Das Vereinsheim ist in eine neue Ära gestartet. Und nach der Premiere des neu formierten Musikprojekts in Mannheims Alter Feuerwache gilt auch nach dem Abschied von Schlagzeuger Tommy Baldu und Visuals-Künstler Haegar weiterhin: Ein spannenderes, intimeres, kreativeres Pop-Live-Erlebnis findet man kaum. Schon gar nicht für 25 Euro.
Aber natürlich bemerkt man die Folgen der Zäsur in der Geschichte des 2012 als Vereinsheim Baldu begründeten Projekts. Baldus aberwitziger Groove und herausfordernde Kreativität, auf der die Kompaktheit des Sounds fußte, lässt sich nicht ersetzen. Daher ist es nur konsequent, dass das Kern-Team David Maier (Gesang, Moderation), Nico Schnepf (Keyboards) und Rouven Eller (360-Grad-Sound) künftig auf Rotation setzt: An den Drums sitzt am Donnerstag der Berliner Songwriter, Sänger und mehrfache Vereinsheim-Gast Lui Hill. Die visuelle Bespielung der Wände des Saals übernimmt der international gefragte Jonas Denzel, der bei den Karlsruher Schlosslichtspielen eine zentrale Rolle spielt.
Seine Bilder und Farben sind klar, fast puristisch. Aber auch ohne Effektgewitter wirken die optischen Inszenierungen der Songs spektakulär. Fast atemberaubend besonders: Das staunende Publikum erlebt ein Unikat, als das Prinzip der Show umgekehrt wird – die Musiker vertonen virtuos ein Video Denzels.
Aber es geht schon ungewöhnlich los: Die Vereinsheimer laufen a cappella mit Hills „How Many Moons“ auf den Lippen ein und nehmen im Kreis in der wohnzimmerartig gestalteten Saalmitte Platz. Dann ist schnell Sänger Petter Ericson Stakee vom Indie-Duo Alberta Cross zu hören – die international namhafteste und vielleicht sogar beste Stimme auf der illustren Gästeliste des Projekts.

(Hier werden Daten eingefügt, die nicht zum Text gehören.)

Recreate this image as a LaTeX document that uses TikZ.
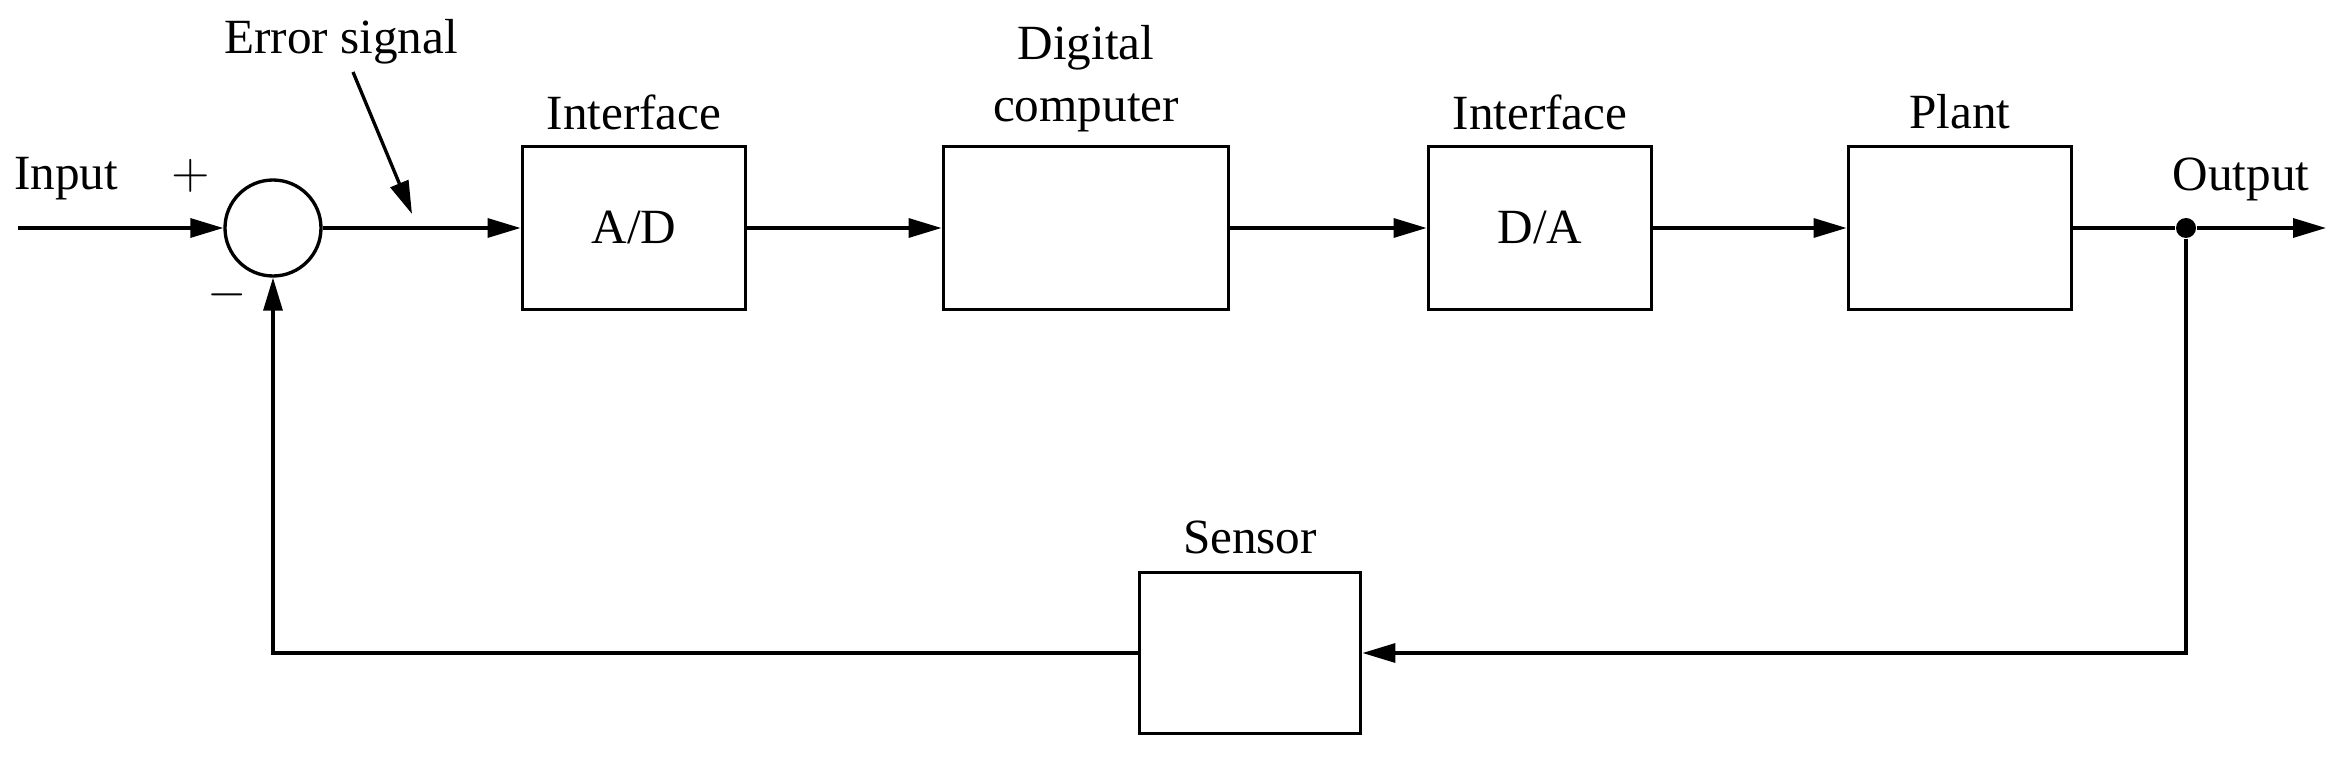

Leider kam der Schwede mehr als einen Tag zu spät und spielt seine Hits fast ungeprobt. Das wird von Lied zu Lied besser. Aber das Grundprinzip, im Kollektiv neue Sichtweisen auf die Songs zu kreieren, fällt so flach. Somit stehlen ihm Hill und vor allem das kanadische Duo Kliffs die Show, weil Sänger Mark Bérubé und Kristina Koropecki (Cello) etwa die gewaltigen Gitarren-Sounds Arthur Braitschs gekonnt integrieren. Ihr einfallsreicher Folk-Indie-Pop ist am 30. Januar bei „Kultur im Dunkeln“ in Ilvesheim zu hören. Da Bassist Alex Merzkirch ebenfalls neu dabei ist, wird das Klangerlebnis erst spät richtig rund. Auch die neuen Songs der Kern-Band wirken zunächst weniger komplex. Dafür zeigen Maiers Texte Haltung in puncto Nachhaltigkeit. „Vereinsheim For Future“ sozusagen. Und dank der Rotation an zentralen Positionen verspricht die Zukunft spannend zu werden.